Transfer between Modalities with MetaQueries
This addresses the problem of complex training and data balancing in multimodal AI for researchers and practitioners, offering a flexible solution for tasks like image editing and generation, though it is incremental as it builds on existing MLLM and diffusion methods.
The paper tackles the challenge of aligning different modalities in unified multimodal models by introducing MetaQueries, a learnable interface that connects autoregressive multimodal LLMs to diffusion models, enabling knowledge-augmented image generation with simplified training and strong performance even with a frozen MLLM backbone.

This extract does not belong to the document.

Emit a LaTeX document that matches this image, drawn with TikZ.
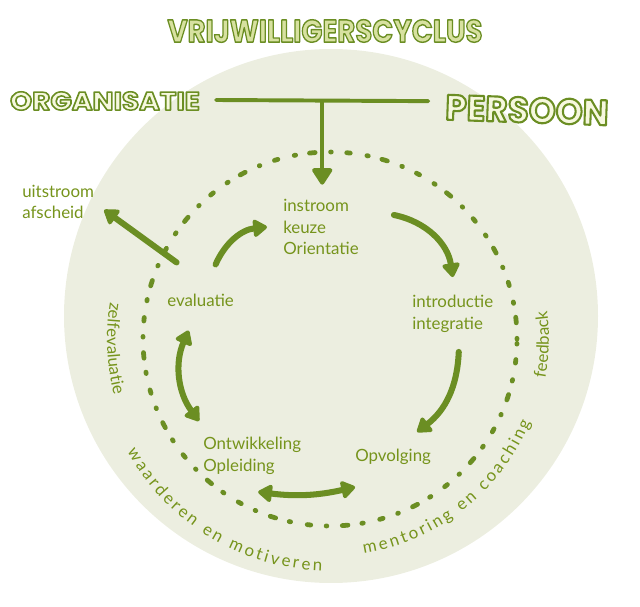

Unified multimodal models aim to integrate understanding (text output) and generation (pixel output), but aligning these different modalities within a single architecture often demands complex training recipes and careful data balancing. We introduce MetaQueries, a set of learnable queries that act as an efficient interface between autoregressive multimodal LLMs (MLLMs) and diffusion models. MetaQueries connects the MLLM's latents to the diffusion decoder, enabling knowledge-augmented image generation by leveraging the MLLM's deep understanding and reasoning capabilities. Our method simplifies training, requiring only paired image-caption data and standard diffusion objectives. Notably, this transfer is effective even when the MLLM backbone remains frozen, thereby preserving its state-of-the-art multimodal understanding capabilities while achieving strong generative performance. Additionally, our method is flexible and can be easily instruction-tuned for advanced applications such as image editing and subject-driven generation.